» **Given task**:
Type out the complete listing below word for word, without its pictures.

» **Dataset section**:
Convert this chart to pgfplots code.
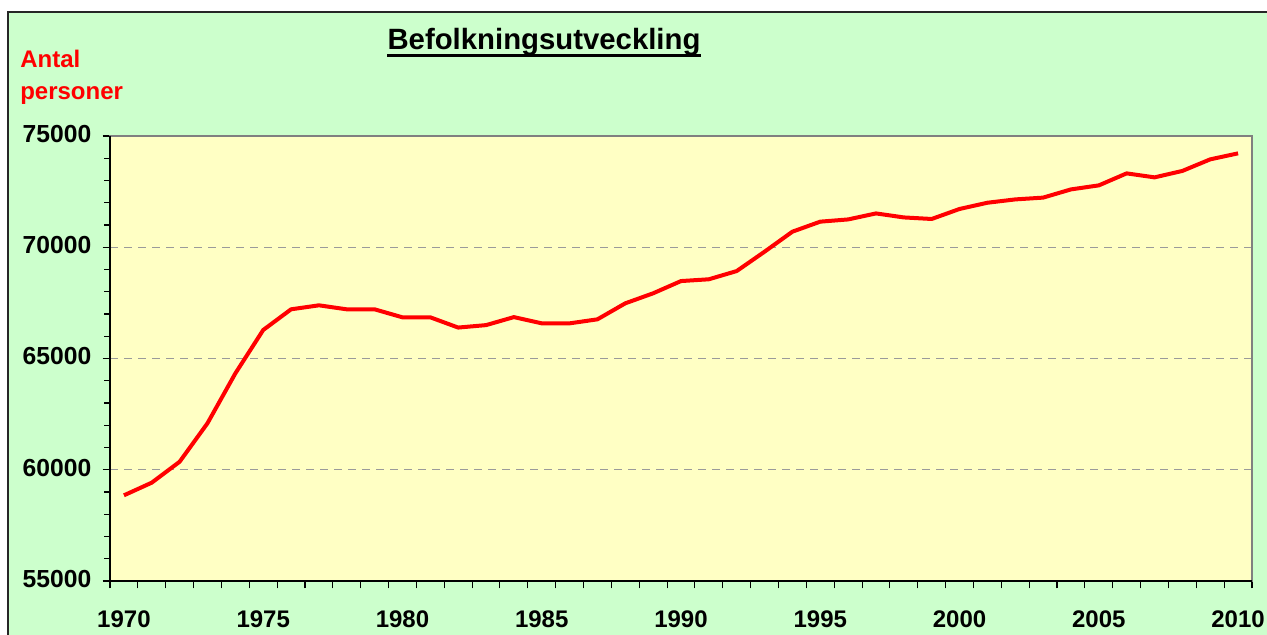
\documentclass[border=0pt]{standalone}
\usepackage{pgfplots}
\pgfplotsset{compat=1.18}
\usepackage{fontspec}
\setmainfont{Liberation Sans}
\definecolor{bggreen}{HTML}{CCFFCC}
\definecolor{plotyellow}{HTML}{FFFFC4}
\definecolor{gridgray}{HTML}{9A9A9A}
\pgfplotstableread{
year pop
1970 58850
1971 59420
1972 60360
1973 62090
1974 64330
1975 66280
1976 67210
1977 67390
1978 67210
1979 67210
1980 66850
1981 66850
1982 66390
1983 66500
1984 66860
1985 66580
1986 66580
1987 66760
1988 67480
1989 67930
1990 68480
1991 68560
1992 68930
1993 69800
1994 70700
1995 71150
1996 71250
1997 71520
1998 71340
1999 71270
2000 71720
2001 72000
2002 72150
2003 72230
2004 72600
2005 72780
2006 73320
2007 73140
2008 73430
2009 73950
2010 74220
}\popdata
\begin{document}
\begin{tikzpicture}[x=0.75pt,y=0.75pt]
\useasboundingbox (0,0) rectangle (1267,635);
\fill[white] (0,0) rectangle (1267,635);
\fill[bggreen] (8,0) rectangle (1267,623);
\draw[line width=0.8pt, black!85] (8,-2) -- (8,623) -- (1270,623);
\node[anchor=base west, text=red, font=\fontsize{18}{21}\selectfont\bfseries, inner sep=0pt] at (20,567) {Antal};
\node[anchor=base west, text=red, font=\fontsize{18}{21}\selectfont\bfseries, inner sep=0pt] at (20,535.5) {personer};
\node[anchor=base, font=\fontsize{22}{26}\selectfont\bfseries, inner sep=0pt] (t) at (544,585) {Befolkningsutveckling};
\draw[line width=2.6pt] ([yshift=-4pt]t.base west) -- ([yshift=-4pt]t.base east);
\begin{axis}[
  at={(82.5pt,40.5pt)}, anchor=south west,
  scale only axis, width=856.5pt, height=333.75pt,
  xmin=1969.5, xmax=2010.5, ymin=55000, ymax=75000,
  axis background/.style={fill=plotyellow},
  axis line style={draw=gray, line width=1pt},
  xtick={1969.5,1970.5,...,2010.5}, xticklabels={},
  extra x ticks={1970,1975,...,2010},
  extra x tick labels={1970,1975,1980,1985,1990,1995,2000,2005,2010},
  extra x tick style={major tick length=0pt, xticklabel style={yshift=-19pt}},
  ytick={55000,60000,...,75000},
  yticklabels={55000,60000,65000,70000,75000},
  minor ytick={56000,57000,...,74000},
  scaled y ticks=false,
  tick align=outside, xtick pos=bottom, ytick pos=left,
  major tick length=5.5pt, minor tick length=4.3pt,
  tick style={black, line width=0.8pt},
  ymajorgrids, grid style={dash pattern=on 6pt off 4.5pt, gridgray, line width=0.8pt},
  yticklabel style={font=\fontsize{18.5}{21}\selectfont\bfseries, xshift=-5pt, yshift=1.5pt},
  xticklabel style={font=\fontsize{18}{21}\selectfont\bfseries},
  clip=false,
]
\addplot[red, line width=3pt, line join=round] table[x=year, y=pop] {\popdata};
\draw[black, line width=1pt] (rel axis cs:0,1) -- (rel axis cs:0,0) -- (rel axis cs:1,0);
\end{axis}
\end{tikzpicture}
\end{document}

» **Answer in full**:
Convert this chart to pgfplots code.
\documentclass[border=0pt]{standalone}
\usepackage{pgfplots}
\pgfplotsset{compat=1.18}
\usepackage{fontspec}
\setmainfont{Liberation Sans}
\definecolor{bggreen}{HTML}{CCFFCC}
\definecolor{plotyellow}{HTML}{FFFFC4}
\definecolor{gridgray}{HTML}{9A9A9A}
\pgfplotstableread{
year pop
1970 58850
1971 59420
1972 60360
1973 62090
1974 64330
1975 66280
1976 67210
1977 67390
1978 67210
1979 67210
1980 66850
1981 66850
1982 66390
1983 66500
1984 66860
1985 66580
1986 66580
1987 66760
1988 67480
1989 67930
1990 68480
1991 68560
1992 68930
1993 69800
1994 70700
1995 71150
1996 71250
1997 71520
1998 71340
1999 71270
2000 71720
2001 72000
2002 72150
2003 72230
2004 72600
2005 72780
2006 73320
2007 73140
2008 73430
2009 73950
2010 74220
}\popdata
\begin{document}
\begin{tikzpicture}[x=0.75pt,y=0.75pt]
\useasboundingbox (0,0) rectangle (1267,635);
\fill[white] (0,0) rectangle (1267,635);
\fill[bggreen] (8,0) rectangle (1267,623);
\draw[line width=0.8pt, black!85] (8,-2) -- (8,623) -- (1270,623);
\node[anchor=base west, text=red, font=\fontsize{18}{21}\selectfont\bfseries, inner sep=0pt] at (20,567) {Antal};
\node[anchor=base west, text=red, font=\fontsize{18}{21}\selectfont\bfseries, inner sep=0pt] at (20,535.5) {personer};
\node[anchor=base, font=\fontsize{22}{26}\selectfont\bfseries, inner sep=0pt] (t) at (544,585) {Befolkningsutveckling};
\draw[line width=2.6pt] ([yshift=-4pt]t.base west) -- ([yshift=-4pt]t.base east);
\begin{axis}[
  at={(82.5pt,40.5pt)}, anchor=south west,
  scale only axis, width=856.5pt, height=333.75pt,
  xmin=1969.5, xmax=2010.5, ymin=55000, ymax=75000,
  axis background/.style={fill=plotyellow},
  axis line style={draw=gray, line width=1pt},
  xtick={1969.5,1970.5,...,2010.5}, xticklabels={},
  extra x ticks={1970,1975,...,2010},
  extra x tick labels={1970,1975,1980,1985,1990,1995,2000,2005,2010},
  extra x tick style={major tick length=0pt, xticklabel style={yshift=-19pt}},
  ytick={55000,60000,...,75000},
  yticklabels={55000,60000,65000,70000,75000},
  minor ytick={56000,57000,...,74000},
  scaled y ticks=false,
  tick align=outside, xtick pos=bottom, ytick pos=left,
  major tick length=5.5pt, minor tick length=4.3pt,
  tick style={black, line width=0.8pt},
  ymajorgrids, grid style={dash pattern=on 6pt off 4.5pt, gridgray, line width=0.8pt},
  yticklabel style={font=\fontsize{18.5}{21}\selectfont\bfseries, xshift=-5pt, yshift=1.5pt},
  xticklabel style={font=\fontsize{18}{21}\selectfont\bfseries},
  clip=false,
]
\addplot[red, line width=3pt, line join=round] table[x=year, y=pop] {\popdata};
\draw[black, line width=1pt] (rel axis cs:0,1) -- (rel axis cs:0,0) -- (rel axis cs:1,0);
\end{axis}
\end{tikzpicture}
\end{document}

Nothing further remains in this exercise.